(photo credit: Ariel Schalit/AP)
Forty-four eighth-graders from Weston, Florida, assembled Sunday morning at the Sourasky Medical Center in Tel Aviv to pray for the recovery of Daniel Wultz, the 16-year-old Weston resident who was critically wounded two weeks ago in the suicide bombing at Tel Aviv's old central bus station.
Wultz regained consciousness last Tuesday. His condition, according to hospital officials, continues to be serious but stable and he is still fighting for his life.
Medical Center Director Gabi Barbash spoke to the group in the synagogue at Ichilov hospital.
"We have learned that in cases like this it is not only the battle of the person himself and of the medical staff," Barbash said. "The love and support of others make a difference, and your visit here touches our hearts."
Barbash told the group that upon arrival at the hospital, Wultz was operated on for 12 hours, during which time his entire blood supply had to be changed three times. He has since had another four operations.
The group of students from the David Posnack Hebrew Day School, where Daniel is a 10th grader, arrived here last week as part of the eighth grade's annual trip to Israel.
Tuly (Yekutiel) Wultz, who was lightly wounded while seated beside his son at the eatery where the bombing occurred, also spoke to the students.
"We're very lucky to be in this hospital, which is fighting so hard for Daniel's life," he added. "We know he is strong, and we don't give up."
"We feel very strongly about coming to show our support for Daniel and wish him a full recovery," said Laurence Kutler, the school's headmaster. Kutler said that there had been some nervousness among parents about security measures during the trip.
Nevertheless, he said, "We didn't want the terror attack to deter the students from coming to Israel, which some of them are visiting for the first time."

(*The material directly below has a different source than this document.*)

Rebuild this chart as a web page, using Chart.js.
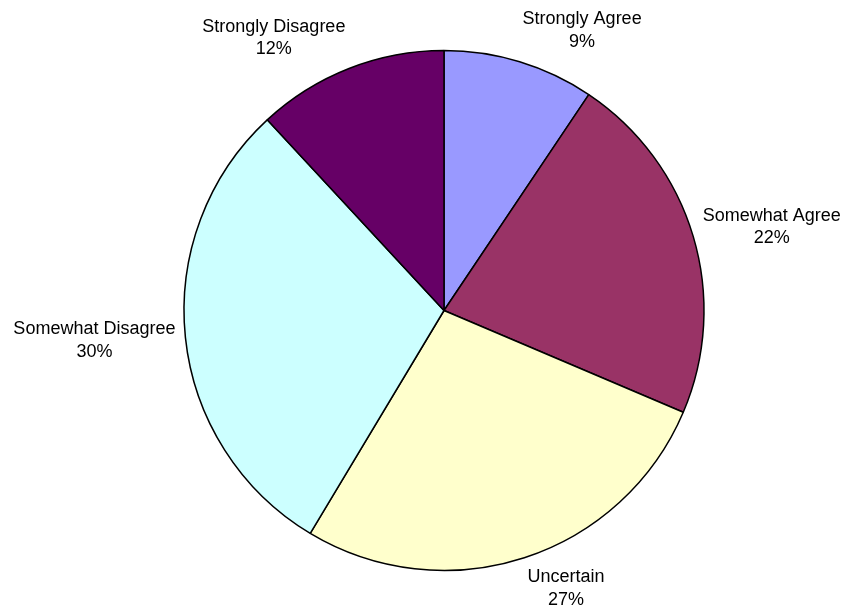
<!DOCTYPE html>
<html>
<head>
<meta charset="utf-8">
<script src="https://cdn.jsdelivr.net/npm/chart.js@4.4.1/dist/chart.umd.min.js"></script>
<style>
  html, body { margin: 0; padding: 0; background: #fff; }
  #wrap { width: 848px; height: 616px; }
</style>
</head>
<body>
<div id="wrap"><canvas id="pieChart" width="848" height="616"></canvas></div>
<script>
const categories = ['Strongly Agree', 'Somewhat Agree', 'Uncertain', 'Somewhat Disagree', 'Strongly Disagree'];
const values = [9.4, 22.0, 27.2, 29.5, 11.9];
const sliceColors = ['#9999FF', '#993366', '#FFFFCC', '#CCFFFF', '#660066'];

// labels outside the pie: name on first line, rounded percent below
const outsideLabels = {
    id: 'outsideLabels',
    afterDraw(chart) {
        const ctx = chart.ctx;
        const arcs = chart.getDatasetMeta(0).data;
        const total = values.reduce((a, b) => a + b, 0);
        const lineH = 22.5;
        ctx.save();
        ctx.font = '18px "Liberation Sans", Arial, sans-serif';
        ctx.fillStyle = '#000';
        ctx.textAlign = 'center';
        ctx.textBaseline = 'middle';
        arcs.forEach((arc, i) => {
            const mid = (arc.startAngle + arc.endAngle) / 2;
            const r = arc.outerRadius + 10;
            const ax = arc.x + Math.cos(mid) * r;
            const ay = arc.y + Math.sin(mid) * r;
            const lines = [categories[i], Math.round(values[i] / total * 100) + '%'];
            const w = Math.max(...lines.map(t => ctx.measureText(t).width));
            const h = lineH * lines.length;
            const cx = Math.cos(mid) >= 0 ? ax + w / 2 : ax - w / 2;
            const cy = ay + Math.sin(mid) * h / 2;
            lines.forEach((t, j) => {
                ctx.fillText(t, cx, cy - h / 2 + lineH * (j + 0.5));
            });
        });
        ctx.restore();
    }
};

const ctxPie = document.getElementById('pieChart').getContext('2d');
const myChart = new Chart(ctxPie, {
    type: 'pie',
    data: {
        labels: categories,
        datasets: [{
            data: values,
            backgroundColor: sliceColors,
            borderColor: '#000000',
            borderWidth: 1.5
        }]
    },
    options: {
        responsive: false,
        animation: false,
        radius: 260,
        layout: {
            padding: { left: 40, right: 0, top: 5, bottom: 0 }
        },
        plugins: {
            legend: { display: false },
            tooltip: { enabled: false }
        }
    },
    plugins: [outsideLabels]
});
</script>
</body>
</html>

Prior to their arrival at the hospital, students in the group told The Jerusalem Post, they had placed notes with prayers for Wultz's recovery between stones in the Western Wall in Jerusalem.
"We are always thinking about him," said eighth-grader Danielle Hadar.
"We were a little scared, but we still wanted to come on the trip, and we feel safe here," added another student. "We came to the hospital because we know how much it means to Daniel."
Speaking later to the press outside the intensive care unit where Daniel is hospitalized, his father talked about the bombing.
"Unfortunately, I remember everything," he said. "Daniel was thrown into my hands, and asked me to pick him up. But when I saw the extent of his injuries, I laid him down to wait for an ambulance. I held his hand and told him I loved him, and he told me he loved me."
The support of the hospital's medical staff, of family and friends, and of the thousands of strangers who have been praying for Daniel's well-being had been giving Daniel the energy to keep fighting, according to his father.
"We just want everyone to keep praying and sending a positive message," Tuly Wultz said.
Dr. Dror Sofer, chief of the hospital's trauma unit, told reporters that Daniel suffered a series of complex wounds, which required treatment by a staff of specialists.
"He has managed to cross out of the acute phase," Sofer said. "But he will still be here for a long time, and we still don't know the outcome."
Daniel's mother Cheryl was on her way to meet her husband and son when the attack took place, and has been at his bedside ever since. His sister Amanda, a college student at Tufts University in Massachusetts, arrived in Israel with Cheryl's mother, Margie Cantor, several days later. Additional family members from the US have also arrived to offer their support.
Caryn Zadik, a friend of the Wultz family from Florida, had come to Israel with her family to celebrate her son's bar mitzva, which the Wultz family was also planning to attend before the bombing. She has remained in the country for the past two weeks to assist her friends.
The amount of strength required of family and friends to persevere during this difficult time, she said, "pushes the limits of human ability." At the same time, she said, they had been receiving overwhelming support both in Israel and back in the States.
"Daniel decided about a year ago to become more religious," she said. "My belief is that somehow he knew he would need that strong faith for some future event."